(Entries with chart source code)
* start *
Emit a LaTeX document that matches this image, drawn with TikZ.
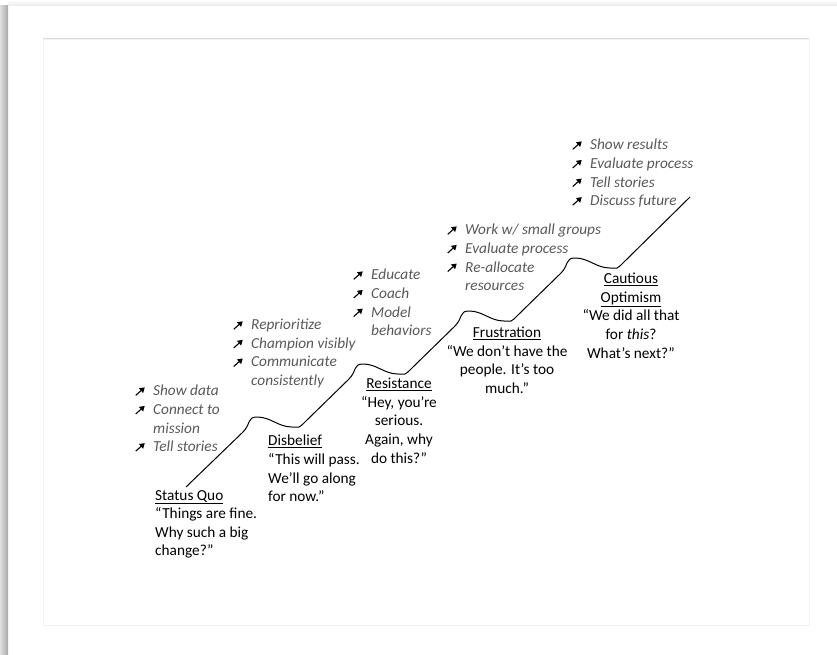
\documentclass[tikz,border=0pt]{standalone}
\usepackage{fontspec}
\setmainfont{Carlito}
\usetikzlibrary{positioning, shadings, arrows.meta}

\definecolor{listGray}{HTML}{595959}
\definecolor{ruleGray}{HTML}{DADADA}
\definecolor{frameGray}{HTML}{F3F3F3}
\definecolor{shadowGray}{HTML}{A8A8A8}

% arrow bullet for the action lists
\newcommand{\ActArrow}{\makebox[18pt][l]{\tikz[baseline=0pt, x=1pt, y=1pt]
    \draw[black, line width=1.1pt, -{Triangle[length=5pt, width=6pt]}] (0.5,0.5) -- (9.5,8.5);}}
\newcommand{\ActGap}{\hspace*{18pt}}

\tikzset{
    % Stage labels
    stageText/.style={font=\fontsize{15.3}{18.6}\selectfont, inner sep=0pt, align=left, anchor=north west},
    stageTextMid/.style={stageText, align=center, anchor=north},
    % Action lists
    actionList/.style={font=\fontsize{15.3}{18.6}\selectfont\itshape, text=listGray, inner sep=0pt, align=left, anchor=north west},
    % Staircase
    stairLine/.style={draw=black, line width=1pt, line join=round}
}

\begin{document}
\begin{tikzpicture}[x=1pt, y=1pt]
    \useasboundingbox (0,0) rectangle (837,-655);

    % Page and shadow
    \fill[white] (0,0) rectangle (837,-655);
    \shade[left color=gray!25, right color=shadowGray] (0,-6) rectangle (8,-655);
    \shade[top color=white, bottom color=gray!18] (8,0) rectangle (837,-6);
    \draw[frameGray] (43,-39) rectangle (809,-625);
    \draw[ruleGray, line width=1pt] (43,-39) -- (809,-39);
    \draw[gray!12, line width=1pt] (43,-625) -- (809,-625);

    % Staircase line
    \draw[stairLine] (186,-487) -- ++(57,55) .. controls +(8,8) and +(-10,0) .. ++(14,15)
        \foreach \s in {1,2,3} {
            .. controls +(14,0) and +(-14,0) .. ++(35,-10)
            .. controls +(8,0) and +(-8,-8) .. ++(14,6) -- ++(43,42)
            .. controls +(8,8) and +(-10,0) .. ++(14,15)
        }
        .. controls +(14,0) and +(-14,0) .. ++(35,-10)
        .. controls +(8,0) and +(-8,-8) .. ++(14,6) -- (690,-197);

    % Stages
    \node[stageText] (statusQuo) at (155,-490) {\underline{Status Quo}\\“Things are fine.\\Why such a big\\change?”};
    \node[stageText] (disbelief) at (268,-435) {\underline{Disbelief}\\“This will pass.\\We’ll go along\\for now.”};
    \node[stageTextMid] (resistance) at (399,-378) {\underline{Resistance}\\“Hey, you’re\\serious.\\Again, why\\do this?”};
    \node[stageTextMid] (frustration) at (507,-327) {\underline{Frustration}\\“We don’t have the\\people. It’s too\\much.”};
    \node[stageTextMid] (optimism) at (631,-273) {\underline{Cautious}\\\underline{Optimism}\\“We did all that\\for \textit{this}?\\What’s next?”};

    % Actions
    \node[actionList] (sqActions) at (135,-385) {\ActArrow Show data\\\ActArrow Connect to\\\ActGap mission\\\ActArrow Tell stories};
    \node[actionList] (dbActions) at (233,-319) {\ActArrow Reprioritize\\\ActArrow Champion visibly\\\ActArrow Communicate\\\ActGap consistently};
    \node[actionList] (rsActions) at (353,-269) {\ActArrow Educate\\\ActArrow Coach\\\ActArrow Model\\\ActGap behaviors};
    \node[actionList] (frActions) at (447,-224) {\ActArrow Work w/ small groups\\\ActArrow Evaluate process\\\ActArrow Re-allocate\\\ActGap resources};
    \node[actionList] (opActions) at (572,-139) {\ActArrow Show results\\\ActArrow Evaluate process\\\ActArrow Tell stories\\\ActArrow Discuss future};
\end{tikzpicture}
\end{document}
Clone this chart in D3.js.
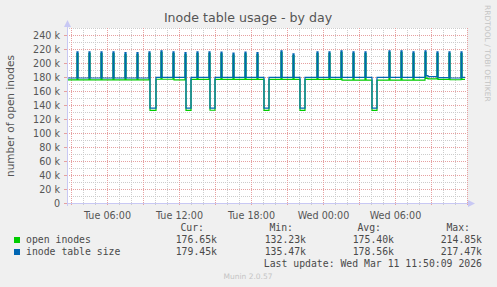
* end *
Among the records above, how many lines carry the string "that"? Reply with the number alone.

2